5. Now the end of the commandment is charity out of a pure heart,
and [of] a good conscience, and [of] faith unfeigned:
6 From which some having swerved have turned aside unto vain jangling;
7 Desiring to be teachers of the law;
understanding neither what they say, nor whereof they affirm.
...the end of the commandment is charity {love}...
The OT Law was not an end in itself. Rather, for those who have trusted in Christ, the Law has come to its end or completion, because Christ has fulfilled the Law in our behalf (Rom 10:4). The Spirit of God, dwelling within the believer, produces fruit according to His nature (1Joh 4:9-13). Thus, the believer is now enabled to live in accord with the intent of the Law (Rom 13:8-10; Gal 5:14).
The kind of Love that satisfies the Law is not found in the natural man. Rather, love comes...
...out of a pure heart... a good conscience... and faith unfeigned...-
This Love begins with faith in Christ, by whose sacrifice (far superior to OT animal sacrifices) the sinner's conscience is purged (Heb 9:9,14; 10:22), and from whom the born-again believer receives a new heart (1Joh 3:9,10).
from which some... swerved... turned aside...-
There were (and are) those who, while professing to be Christians, have turned away from unfeigned {ie., sincere} faith in the Gospel of Christ, which is 'the power of God unto salvation' for all who believe (Rom 1:16). Their teachings are nothing but "empty talk" {vain jangling}.
desiring to be teachers of the law, understanding neither what they say... nor... affirm...
Out of self-determination, they advance themselves as 'masters' or 'champions' of the OT Law. They teach with great confidence, strongly affirming their theories. Yet, they do not understand the purpose of the Law.
8 But we know that the law [is] good, if a man use it lawfully;
9 Knowing this, that the law is not made for a righteous man,
but for the lawless and disobedient,
for the ungodly and for sinners, for unholy and profane,
for murderers of fathers and murderers of mothers, for manslayers,
10 For whoremongers, for them that defile themselves with mankind,
for menstealers, for liars, for perjured persons,
and if there be any other thing that is contrary to sound doctrine;
11 According to the glorious gospel of the blessed God, which was committed to my trust.

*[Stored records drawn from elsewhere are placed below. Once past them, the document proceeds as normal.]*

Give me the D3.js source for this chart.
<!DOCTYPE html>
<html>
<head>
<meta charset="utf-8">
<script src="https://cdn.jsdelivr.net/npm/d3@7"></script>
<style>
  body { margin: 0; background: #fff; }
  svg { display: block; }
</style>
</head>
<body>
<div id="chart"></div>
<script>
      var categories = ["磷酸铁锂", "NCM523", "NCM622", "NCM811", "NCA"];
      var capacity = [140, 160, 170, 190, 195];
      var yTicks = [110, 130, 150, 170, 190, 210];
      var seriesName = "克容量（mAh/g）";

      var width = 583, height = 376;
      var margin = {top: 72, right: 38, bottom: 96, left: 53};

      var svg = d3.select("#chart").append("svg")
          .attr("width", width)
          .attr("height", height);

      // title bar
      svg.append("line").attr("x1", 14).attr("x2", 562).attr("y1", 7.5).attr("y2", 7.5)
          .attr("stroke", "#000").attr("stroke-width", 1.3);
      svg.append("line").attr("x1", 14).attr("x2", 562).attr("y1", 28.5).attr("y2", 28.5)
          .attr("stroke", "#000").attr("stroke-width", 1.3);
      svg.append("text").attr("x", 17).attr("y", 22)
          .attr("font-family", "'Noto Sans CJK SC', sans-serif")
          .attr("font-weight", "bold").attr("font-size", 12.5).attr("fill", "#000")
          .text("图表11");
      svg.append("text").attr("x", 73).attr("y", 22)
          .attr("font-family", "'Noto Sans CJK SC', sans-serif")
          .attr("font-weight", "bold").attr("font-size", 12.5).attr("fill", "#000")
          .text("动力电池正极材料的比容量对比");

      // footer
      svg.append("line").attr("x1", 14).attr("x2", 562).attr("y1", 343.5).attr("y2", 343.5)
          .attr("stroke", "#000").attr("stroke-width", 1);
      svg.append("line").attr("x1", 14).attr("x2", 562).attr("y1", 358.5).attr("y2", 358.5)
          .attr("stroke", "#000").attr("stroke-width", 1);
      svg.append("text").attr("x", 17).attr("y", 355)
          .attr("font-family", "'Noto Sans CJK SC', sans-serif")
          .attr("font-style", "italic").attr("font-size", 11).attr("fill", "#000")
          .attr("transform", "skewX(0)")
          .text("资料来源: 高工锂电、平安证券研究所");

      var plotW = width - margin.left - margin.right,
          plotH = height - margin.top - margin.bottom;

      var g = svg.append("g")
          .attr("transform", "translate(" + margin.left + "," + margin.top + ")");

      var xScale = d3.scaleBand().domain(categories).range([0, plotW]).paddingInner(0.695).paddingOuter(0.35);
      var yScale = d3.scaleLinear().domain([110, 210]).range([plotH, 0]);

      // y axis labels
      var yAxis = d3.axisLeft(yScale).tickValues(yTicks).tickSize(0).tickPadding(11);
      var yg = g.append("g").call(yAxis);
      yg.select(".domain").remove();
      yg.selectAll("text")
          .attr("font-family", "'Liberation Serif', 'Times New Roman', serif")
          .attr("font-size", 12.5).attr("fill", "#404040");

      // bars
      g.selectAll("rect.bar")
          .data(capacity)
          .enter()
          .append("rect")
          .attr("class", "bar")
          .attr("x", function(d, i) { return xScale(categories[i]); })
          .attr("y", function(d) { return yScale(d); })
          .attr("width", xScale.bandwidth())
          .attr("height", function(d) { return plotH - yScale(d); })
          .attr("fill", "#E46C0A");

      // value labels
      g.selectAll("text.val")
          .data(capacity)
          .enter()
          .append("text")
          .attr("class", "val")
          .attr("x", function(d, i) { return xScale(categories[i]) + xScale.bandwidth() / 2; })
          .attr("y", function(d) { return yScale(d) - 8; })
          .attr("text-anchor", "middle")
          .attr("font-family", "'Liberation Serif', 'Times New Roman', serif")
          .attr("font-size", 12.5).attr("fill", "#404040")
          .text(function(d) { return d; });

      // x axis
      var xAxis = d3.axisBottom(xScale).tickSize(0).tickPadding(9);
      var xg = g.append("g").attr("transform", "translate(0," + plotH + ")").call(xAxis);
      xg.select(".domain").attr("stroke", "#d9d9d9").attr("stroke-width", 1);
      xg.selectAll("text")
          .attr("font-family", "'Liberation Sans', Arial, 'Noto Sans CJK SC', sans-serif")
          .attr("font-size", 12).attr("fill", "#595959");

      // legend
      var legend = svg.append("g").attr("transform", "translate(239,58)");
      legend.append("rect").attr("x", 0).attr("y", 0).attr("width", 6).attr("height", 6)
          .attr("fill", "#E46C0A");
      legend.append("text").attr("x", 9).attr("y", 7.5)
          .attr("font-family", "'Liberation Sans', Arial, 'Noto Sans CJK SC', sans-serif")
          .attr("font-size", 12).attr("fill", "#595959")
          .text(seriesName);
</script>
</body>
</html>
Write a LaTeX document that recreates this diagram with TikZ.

...the law is good... the law is not made for a righteous man, but for the lawless...
The Law provides a standard of righteousness, unto which no man can attain. Under the Law, no man is declared righteous, rather, all are condemned as guilty (Rom 3:19,20). The Law is good, in that it reveals the corruption of the sinner, enabling him to see his need of the Savior (Rom 7:12-14). The Law has done its work, when a sinner turns to Christ in faith, and the righteousness of God is imputed to his account (Gal 3:6,21-27).
...for murderers of fathers and murderers of mothers... for whoremongers... (v.9,10)
These examples, of ungodliness, illustrate the depravity of the natural man. The Law is also good, in that it restrains such lawlessness for the good of society, when administered by government (Rom 13:1-4).
      Acknowledging that this list of harmful actions is incomplete, Paul adds 'and any other thing that is contrary to sound {ie., healthy, wholesome} doctrine.' There is only one doctrine that can make sinful men whole.
...according to {by means of} the glorious gospel of the blessed God...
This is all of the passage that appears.